From the very first line of the data to the line containing "const astAngles = [90, 30, 150];", retype everything exactly, leaving the pictures behind.

• **GIVEN DATA**

+++++

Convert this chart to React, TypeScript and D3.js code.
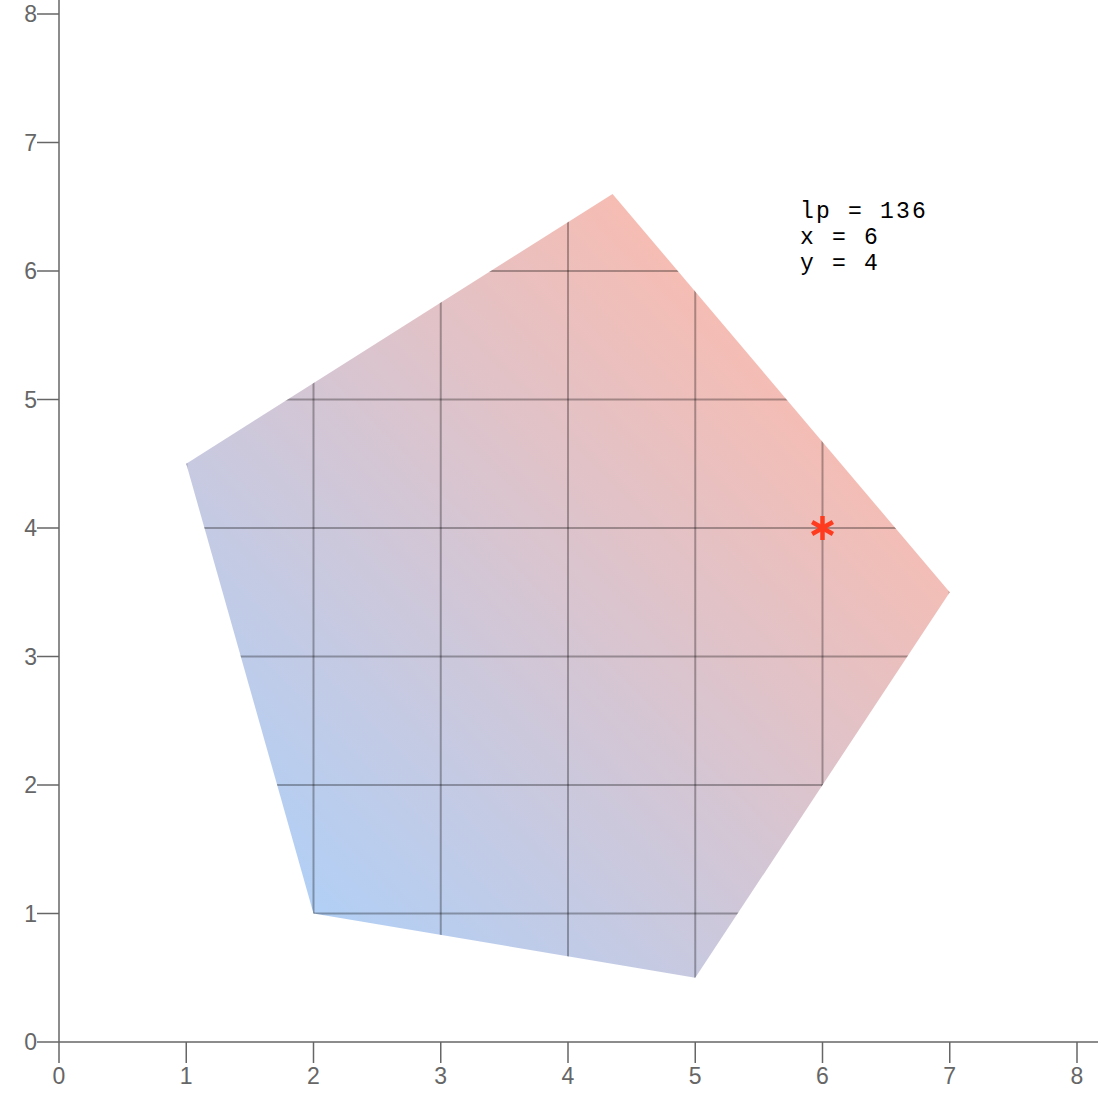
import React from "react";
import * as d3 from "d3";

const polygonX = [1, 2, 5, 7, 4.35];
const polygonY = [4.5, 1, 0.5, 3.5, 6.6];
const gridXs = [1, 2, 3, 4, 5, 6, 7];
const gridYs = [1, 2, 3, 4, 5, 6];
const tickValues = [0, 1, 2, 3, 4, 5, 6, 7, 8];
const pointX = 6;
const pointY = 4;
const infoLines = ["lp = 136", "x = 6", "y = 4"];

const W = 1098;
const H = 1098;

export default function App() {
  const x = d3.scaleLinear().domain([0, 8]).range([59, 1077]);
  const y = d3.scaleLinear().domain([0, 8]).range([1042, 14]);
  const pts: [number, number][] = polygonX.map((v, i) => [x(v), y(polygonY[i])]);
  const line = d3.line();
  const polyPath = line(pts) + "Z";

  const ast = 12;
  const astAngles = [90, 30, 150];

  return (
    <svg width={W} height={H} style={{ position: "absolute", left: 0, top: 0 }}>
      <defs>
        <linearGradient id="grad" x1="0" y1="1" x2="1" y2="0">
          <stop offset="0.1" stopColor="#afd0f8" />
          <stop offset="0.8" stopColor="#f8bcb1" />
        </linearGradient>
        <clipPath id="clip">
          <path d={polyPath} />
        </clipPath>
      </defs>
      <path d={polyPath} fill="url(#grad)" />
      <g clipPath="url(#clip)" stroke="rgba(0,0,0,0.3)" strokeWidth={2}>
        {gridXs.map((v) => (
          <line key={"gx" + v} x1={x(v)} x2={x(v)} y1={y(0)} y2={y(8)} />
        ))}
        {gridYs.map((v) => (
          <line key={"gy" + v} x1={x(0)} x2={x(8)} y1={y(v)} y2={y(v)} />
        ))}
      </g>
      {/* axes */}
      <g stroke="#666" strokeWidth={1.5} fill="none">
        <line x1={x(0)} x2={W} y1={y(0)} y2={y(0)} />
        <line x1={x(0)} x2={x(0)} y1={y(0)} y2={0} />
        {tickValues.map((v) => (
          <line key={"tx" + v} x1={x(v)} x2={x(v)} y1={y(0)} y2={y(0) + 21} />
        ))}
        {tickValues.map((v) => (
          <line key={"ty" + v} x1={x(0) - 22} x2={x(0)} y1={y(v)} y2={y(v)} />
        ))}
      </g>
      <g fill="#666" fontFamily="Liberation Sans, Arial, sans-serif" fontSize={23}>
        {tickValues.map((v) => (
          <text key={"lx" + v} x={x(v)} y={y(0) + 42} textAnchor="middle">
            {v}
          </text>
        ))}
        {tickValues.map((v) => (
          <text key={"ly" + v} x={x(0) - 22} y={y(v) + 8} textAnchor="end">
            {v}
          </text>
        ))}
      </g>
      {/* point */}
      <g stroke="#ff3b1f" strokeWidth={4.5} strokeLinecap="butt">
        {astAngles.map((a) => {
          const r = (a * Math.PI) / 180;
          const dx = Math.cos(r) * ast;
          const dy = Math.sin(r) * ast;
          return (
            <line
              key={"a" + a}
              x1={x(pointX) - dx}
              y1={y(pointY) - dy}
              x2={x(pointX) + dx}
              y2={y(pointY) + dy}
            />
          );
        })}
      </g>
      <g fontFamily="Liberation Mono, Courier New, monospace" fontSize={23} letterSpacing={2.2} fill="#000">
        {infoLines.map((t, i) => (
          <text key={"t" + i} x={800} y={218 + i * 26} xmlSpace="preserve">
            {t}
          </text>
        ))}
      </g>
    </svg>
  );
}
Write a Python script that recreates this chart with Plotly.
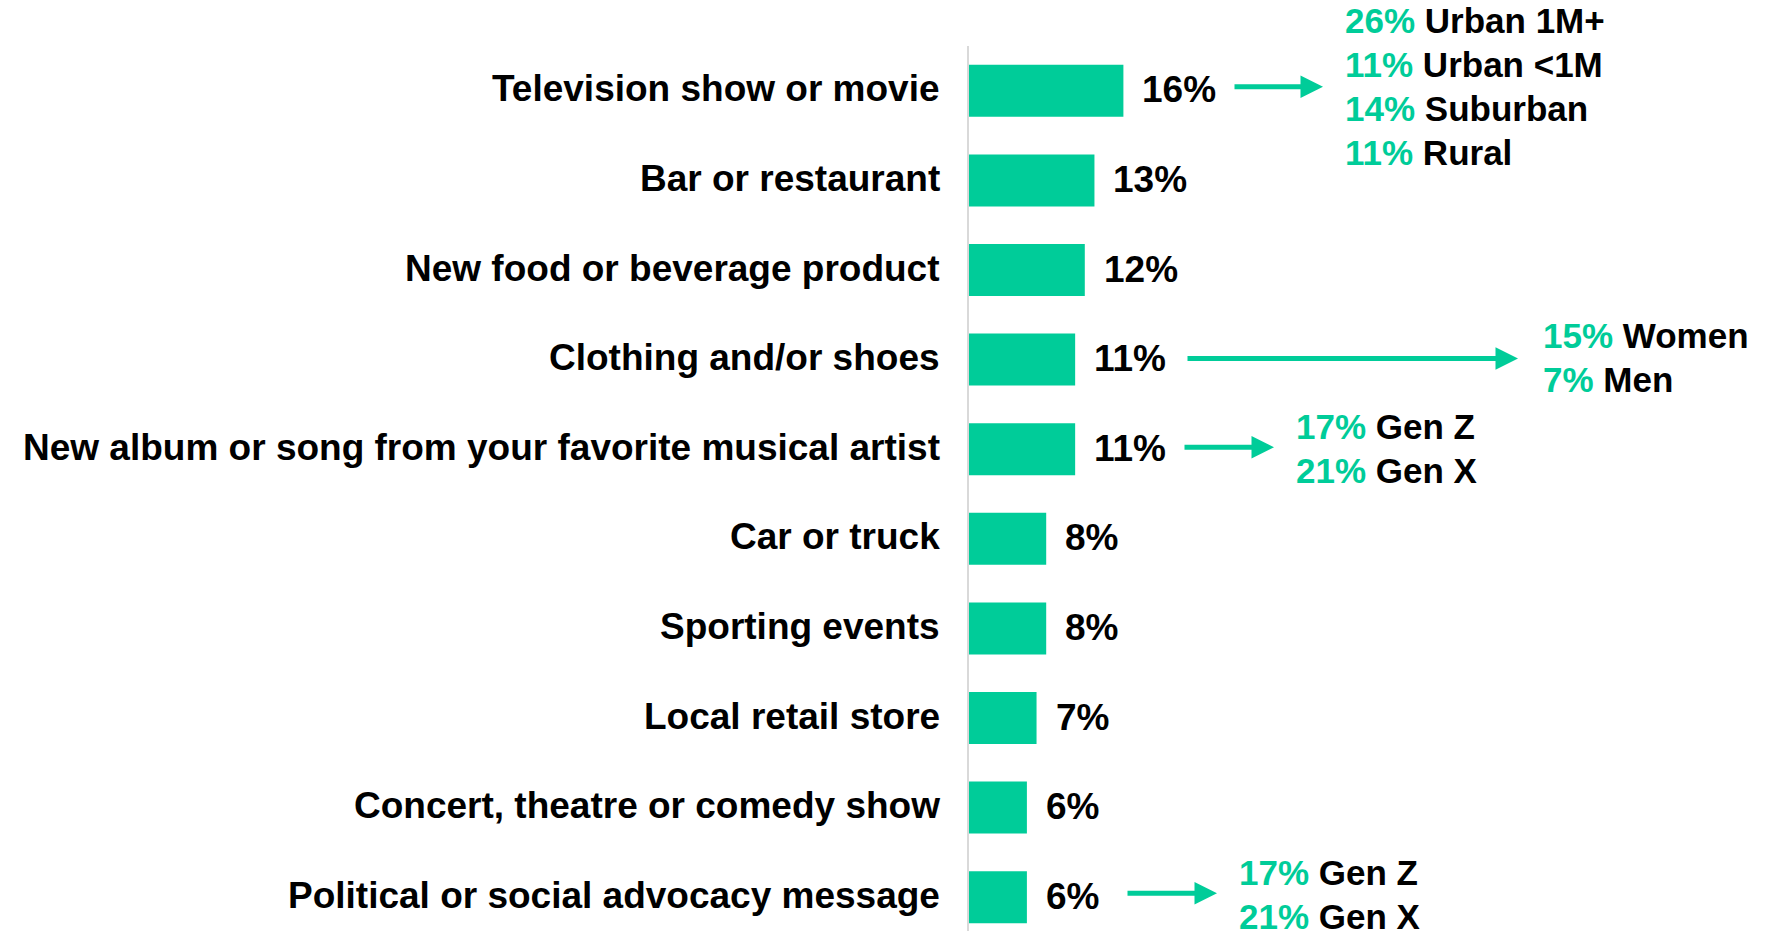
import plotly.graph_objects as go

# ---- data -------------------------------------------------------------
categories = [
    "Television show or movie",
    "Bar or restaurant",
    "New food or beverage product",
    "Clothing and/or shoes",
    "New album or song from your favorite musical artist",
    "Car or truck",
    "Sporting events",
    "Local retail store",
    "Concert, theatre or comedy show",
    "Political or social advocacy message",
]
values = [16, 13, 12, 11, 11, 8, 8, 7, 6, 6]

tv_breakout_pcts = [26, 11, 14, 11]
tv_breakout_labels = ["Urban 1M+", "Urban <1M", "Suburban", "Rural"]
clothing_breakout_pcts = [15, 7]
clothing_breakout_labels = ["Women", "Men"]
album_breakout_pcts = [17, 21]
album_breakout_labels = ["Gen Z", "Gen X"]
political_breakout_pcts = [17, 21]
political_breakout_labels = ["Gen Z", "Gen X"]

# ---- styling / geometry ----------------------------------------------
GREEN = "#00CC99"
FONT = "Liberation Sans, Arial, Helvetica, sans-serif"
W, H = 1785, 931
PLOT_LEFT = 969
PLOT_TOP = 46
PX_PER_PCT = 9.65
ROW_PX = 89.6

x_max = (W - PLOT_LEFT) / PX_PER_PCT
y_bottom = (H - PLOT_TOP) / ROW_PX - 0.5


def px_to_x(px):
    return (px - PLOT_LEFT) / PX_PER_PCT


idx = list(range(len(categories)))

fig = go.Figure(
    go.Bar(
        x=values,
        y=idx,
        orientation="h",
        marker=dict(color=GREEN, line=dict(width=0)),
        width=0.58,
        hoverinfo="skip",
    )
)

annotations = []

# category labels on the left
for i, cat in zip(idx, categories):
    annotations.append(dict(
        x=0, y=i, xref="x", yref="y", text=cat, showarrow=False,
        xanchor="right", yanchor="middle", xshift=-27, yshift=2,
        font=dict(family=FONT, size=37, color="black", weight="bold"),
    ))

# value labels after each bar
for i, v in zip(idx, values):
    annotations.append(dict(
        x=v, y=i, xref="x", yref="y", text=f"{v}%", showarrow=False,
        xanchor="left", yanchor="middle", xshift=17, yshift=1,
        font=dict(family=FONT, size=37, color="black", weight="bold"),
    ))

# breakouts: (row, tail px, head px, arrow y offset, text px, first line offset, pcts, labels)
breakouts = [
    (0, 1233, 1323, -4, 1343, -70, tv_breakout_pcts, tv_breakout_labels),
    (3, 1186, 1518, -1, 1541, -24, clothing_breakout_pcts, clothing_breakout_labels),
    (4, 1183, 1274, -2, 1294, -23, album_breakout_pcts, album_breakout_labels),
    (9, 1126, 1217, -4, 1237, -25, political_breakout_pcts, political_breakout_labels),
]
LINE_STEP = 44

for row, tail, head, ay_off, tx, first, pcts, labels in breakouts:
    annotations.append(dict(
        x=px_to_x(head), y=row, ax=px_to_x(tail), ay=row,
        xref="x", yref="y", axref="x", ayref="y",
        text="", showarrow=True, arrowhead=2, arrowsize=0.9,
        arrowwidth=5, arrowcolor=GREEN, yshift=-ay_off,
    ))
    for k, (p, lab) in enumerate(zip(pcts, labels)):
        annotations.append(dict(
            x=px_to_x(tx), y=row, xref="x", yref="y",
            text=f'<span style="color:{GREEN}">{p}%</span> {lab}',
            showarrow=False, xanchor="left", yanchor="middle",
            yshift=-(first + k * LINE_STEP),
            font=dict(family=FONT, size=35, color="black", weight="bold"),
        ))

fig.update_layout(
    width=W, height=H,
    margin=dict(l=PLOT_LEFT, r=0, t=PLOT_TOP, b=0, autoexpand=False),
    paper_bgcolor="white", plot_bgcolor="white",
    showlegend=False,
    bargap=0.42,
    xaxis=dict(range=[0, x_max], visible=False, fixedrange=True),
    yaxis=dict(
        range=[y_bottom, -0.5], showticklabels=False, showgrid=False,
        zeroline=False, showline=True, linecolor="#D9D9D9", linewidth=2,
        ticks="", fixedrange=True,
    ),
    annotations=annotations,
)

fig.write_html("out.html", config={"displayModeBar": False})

+++++

• **RESPONSE FOR THIS EXERCISE**
Convert this chart to React, TypeScript and D3.js code.
import React from "react";
import * as d3 from "d3";

const polygonX = [1, 2, 5, 7, 4.35];
const polygonY = [4.5, 1, 0.5, 3.5, 6.6];
const gridXs = [1, 2, 3, 4, 5, 6, 7];
const gridYs = [1, 2, 3, 4, 5, 6];
const tickValues = [0, 1, 2, 3, 4, 5, 6, 7, 8];
const pointX = 6;
const pointY = 4;
const infoLines = ["lp = 136", "x = 6", "y = 4"];

const W = 1098;
const H = 1098;

export default function App() {
  const x = d3.scaleLinear().domain([0, 8]).range([59, 1077]);
  const y = d3.scaleLinear().domain([0, 8]).range([1042, 14]);
  const pts: [number, number][] = polygonX.map((v, i) => [x(v), y(polygonY[i])]);
  const line = d3.line();
  const polyPath = line(pts) + "Z";

  const ast = 12;
  const astAngles = [90, 30, 150];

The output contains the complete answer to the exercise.